**Dataset excerpt**
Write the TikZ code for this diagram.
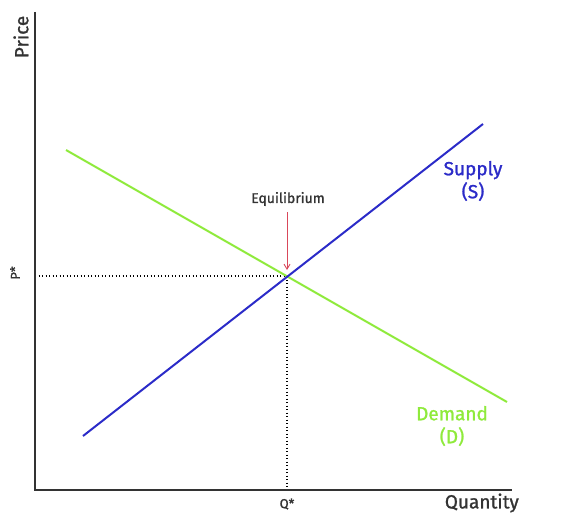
\documentclass[tikz,border=0pt]{standalone}
\usepackage{fontspec}
\setmainfont{Fira Sans}[FakeBold=1.2,AutoFakeBold=1.2]
\usetikzlibrary{arrows.meta}
\definecolor{supplyblue}{HTML}{2B2BC8}
\definecolor{demandgreen}{HTML}{8FEA3C}
\definecolor{axisgray}{HTML}{333333}
\definecolor{arrowred}{HTML}{D9475A}
\begin{document}
\begin{tikzpicture}[x=1pt,y=-1pt,
  axis/.style={draw=axisgray,line width=1.8pt},
  guide/.style={draw=black,line width=1.4pt,dash pattern=on 1.4pt off 2.1pt},
  curve/.style={line width=2pt},
  lbl/.style={font=\fontsize{19}{23}\selectfont\bfseries,align=center,inner sep=0pt},
  small/.style={font=\fontsize{13}{14}\selectfont\bfseries,text=axisgray,inner sep=0pt}]
\useasboundingbox (0,0) rectangle (575,524);
\coordinate (O) at (35,490);
\coordinate (ytop) at (35,12);
\coordinate (xend) at (512,490);
\coordinate (E) at (287,276);
\coordinate (Py) at (35,276);
\coordinate (Qx) at (287,490);
\coordinate (s1) at (83,436);
\coordinate (s2) at (483,124);
\coordinate (d1) at (66,150);
\coordinate (d2) at (507,402);
\draw[guide] (Py) -- (E);
\draw[guide] (E) -- (Qx);
\draw[curve,demandgreen] (d1) -- (d2);
\draw[curve,supplyblue] (s1) -- (s2);
\draw[axis] (ytop) -- (O) -- (xend);
\node[small,font=\fontsize{14}{15}\selectfont\bfseries] (eq) at (288,199) {Equilibrium};
\coordinate (eqtip) at (287,270);
\draw[arrowred,line width=0.9pt,-{Straight Barb[length=5pt,width=6pt]}] (287,212) -- (eqtip);
\node[lbl,text=supplyblue] (sup) at (473,181) {Supply\\(S)};
\node[lbl,text=demandgreen] (dem) at (452,426) {Demand\\(D)};
\node[lbl,text=axisgray,anchor=east] (qty) at (519,503) {Quantity};
\node[lbl,text=axisgray,rotate=90] (pr) at (21,37) {Price};
\node[small,rotate=90] (ps) at (15,273) {P*};
\node[small] (qs) at (287,504) {Q*};
\end{tikzpicture}
\end{document}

**Request**
From the material above, copy everything exactly but the pictures.

**Reply**
Write the TikZ code for this diagram.
\documentclass[tikz,border=0pt]{standalone}
\usepackage{fontspec}
\setmainfont{Fira Sans}[FakeBold=1.2,AutoFakeBold=1.2]
\usetikzlibrary{arrows.meta}
\definecolor{supplyblue}{HTML}{2B2BC8}
\definecolor{demandgreen}{HTML}{8FEA3C}
\definecolor{axisgray}{HTML}{333333}
\definecolor{arrowred}{HTML}{D9475A}
\begin{document}
\begin{tikzpicture}[x=1pt,y=-1pt,
  axis/.style={draw=axisgray,line width=1.8pt},
  guide/.style={draw=black,line width=1.4pt,dash pattern=on 1.4pt off 2.1pt},
  curve/.style={line width=2pt},
  lbl/.style={font=\fontsize{19}{23}\selectfont\bfseries,align=center,inner sep=0pt},
  small/.style={font=\fontsize{13}{14}\selectfont\bfseries,text=axisgray,inner sep=0pt}]
\useasboundingbox (0,0) rectangle (575,524);
\coordinate (O) at (35,490);
\coordinate (ytop) at (35,12);
\coordinate (xend) at (512,490);
\coordinate (E) at (287,276);
\coordinate (Py) at (35,276);
\coordinate (Qx) at (287,490);
\coordinate (s1) at (83,436);
\coordinate (s2) at (483,124);
\coordinate (d1) at (66,150);
\coordinate (d2) at (507,402);
\draw[guide] (Py) -- (E);
\draw[guide] (E) -- (Qx);
\draw[curve,demandgreen] (d1) -- (d2);
\draw[curve,supplyblue] (s1) -- (s2);
\draw[axis] (ytop) -- (O) -- (xend);
\node[small,font=\fontsize{14}{15}\selectfont\bfseries] (eq) at (288,199) {Equilibrium};
\coordinate (eqtip) at (287,270);
\draw[arrowred,line width=0.9pt,-{Straight Barb[length=5pt,width=6pt]}] (287,212) -- (eqtip);
\node[lbl,text=supplyblue] (sup) at (473,181) {Supply\\(S)};
\node[lbl,text=demandgreen] (dem) at (452,426) {Demand\\(D)};
\node[lbl,text=axisgray,anchor=east] (qty) at (519,503) {Quantity};
\node[lbl,text=axisgray,rotate=90] (pr) at (21,37) {Price};
\node[small,rotate=90] (ps) at (15,273) {P*};
\node[small] (qs) at (287,504) {Q*};
\end{tikzpicture}
\end{document}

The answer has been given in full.